Insurance Glossary: Decode Your Coverage
Have you ever looked at your insurance paperwork and thought, “What does that mean?” You’re not alone. Here are some of the more common terms, defined.
All the services, medications and health related items your insurance covers are called “benefits.” It’s important to research and know your plan’s benefits in order to get the coverage you need.
Short for the Consolidated Omnibus Budget Reconciliation Act, COBRA is a federal law that allows you to keep health coverage temporarily if your coverage providing employment ends, you lose coverage as a dependent of a covered employee, or another qualifying event occurs.
This one pops up when you visit your doctor. Provided that you’ve met your deductible (see definition below), you will be asked to pay a fee that’s a fraction of the total cost of the medical service you’ve received, and your insurance company covers the rest. That fee is considered the co-payment, or co-pay. There are different co-pays for in-network and out-of-network services (for example, if you go to a doctor who doesn’t take your insurance, you will pay the out-of-network co-pay).
Coinsurance is similar to co-payments. But, instead of paying a flat fee for a service, coinsurance is a percentage of the cost of the service. For example, let’s say your coinsurance is 20% and your health insurance plan covers an office visit of $100. If you’ve paid your deductible, you would be responsible for paying 20% of $100 and the insurance company would pay the rest. Think of it as a form of cost sharing between you and your insurance company.
The deductible is the amount you are responsible for paying before your insurance company begins to cover any medical and, in some cases, prescription costs. After you’ve paid your deductible, you will typically be charged only a co-payment each time you visit a doctor or fill a prescription.
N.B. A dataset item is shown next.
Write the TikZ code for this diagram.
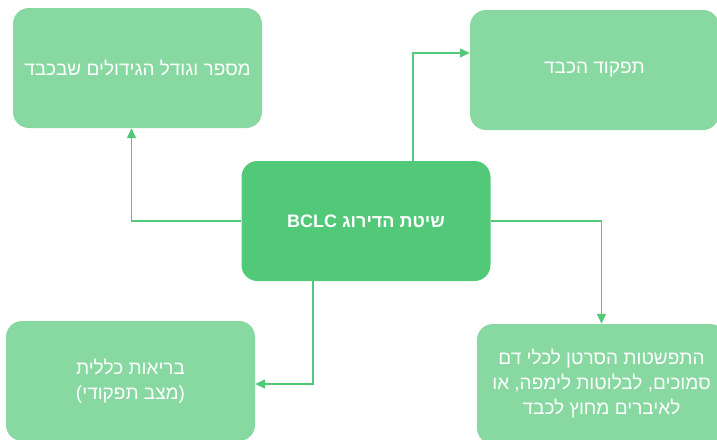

A premium is the amount you’re required to pay each month to maintain enrollment in your insurance plan. This doesn’t replace other kinds of payments, like co-pays and deductibles, but it ensures that you will continue to have coverage.
Prior authorization, or preauthorization, is the process by which your insurance company must determine that a particular service is “medically necessary” before you can receive it even if it’s a service or treatment prescribed by your doctor. This is not the same as the insurer agreeing to cover the service, however, so you may still be responsible for some of the cost.
Qualifying Life Event
A qualifying life event, or QLE, is a major life change that allows you to enroll in a new insurance plan without waiting for the open enrollment period to begin. Qualifying life events can include marriage, losing coverage from a job, aging out of a parental health insurance plan, or having a baby.